Currently, the oil market is tight and warrants the $80s per barrel price range, but with seasonal demand starting to abate in the fourth quarter, market balances are set to return, the investment bank said in a note carried by Reuters on Monday.

In the fourth quarter of 2024, the market would be balanced “when seasonal demand tailwinds abate and both OPEC and non-OPEC supply return to growth,” Morgan Stanley’s analysts wrote.

Next year, the market will even tip into a surplus amid rising supply from both OPEC+ and non-OPEC+ producers, the bank’s commodity strategists reckon.

According to the bank, global refinery runs will hit their 2024 peak in August and are not expected to reach this level again until July next year.

That’s why Morgan Stanley expects Brent Crude prices to drop from current levels to the mid $70s to high $70s per barrel range in 2025.
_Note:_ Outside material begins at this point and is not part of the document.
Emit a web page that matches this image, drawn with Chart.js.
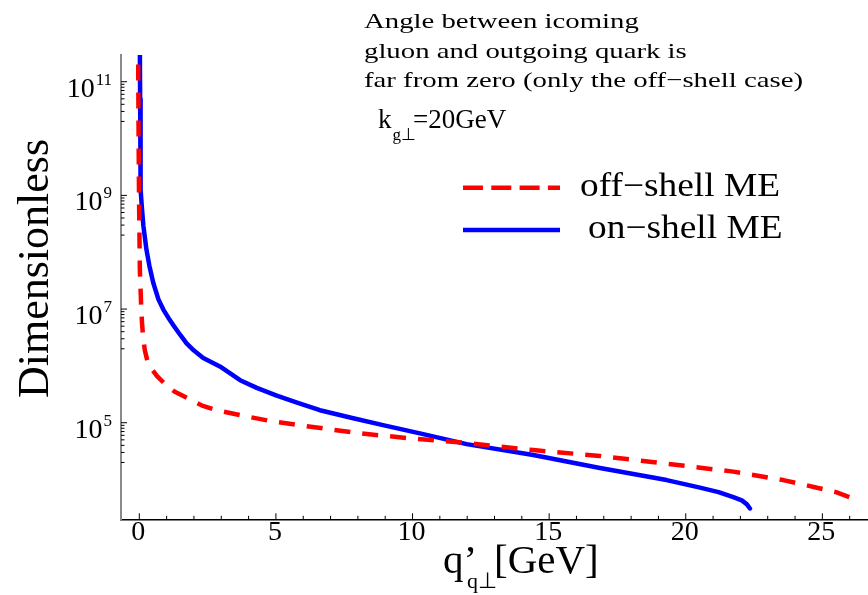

Early on Monday, Brent Crude prices were up by 0.52% at $83.07, while the U.S. benchmark, WTI Crude, was trading 0.49% higher at $80.46.
Morgan Stanley reiterated in the note its price forecast of $86 per barrel Brent oil for the third quarter of 2024.

Goldman Sachs has also recently reaffirmed its outlook from June that

Brent crude prices are set to rise to $86 per barrel this summer amid strong consumer demand which will put the market into a sizeable deficit in the third quarter.

The Joint Ministerial Monitoring Committee (JMMC), the OPEC+ panel monitoring the oil market, is not expected to recommend in August any changes to the current production policy plan of the group, OPEC+ delegates told Bloomberg last week.

When the panel meets again on August 1, the meeting is expected to be a routine one, and no recommendations on oil production policy – other than the OPEC+ group has already announced – are expected to be issued, according to Bloomberg’s anonymous sources among the OPEC+ delegates.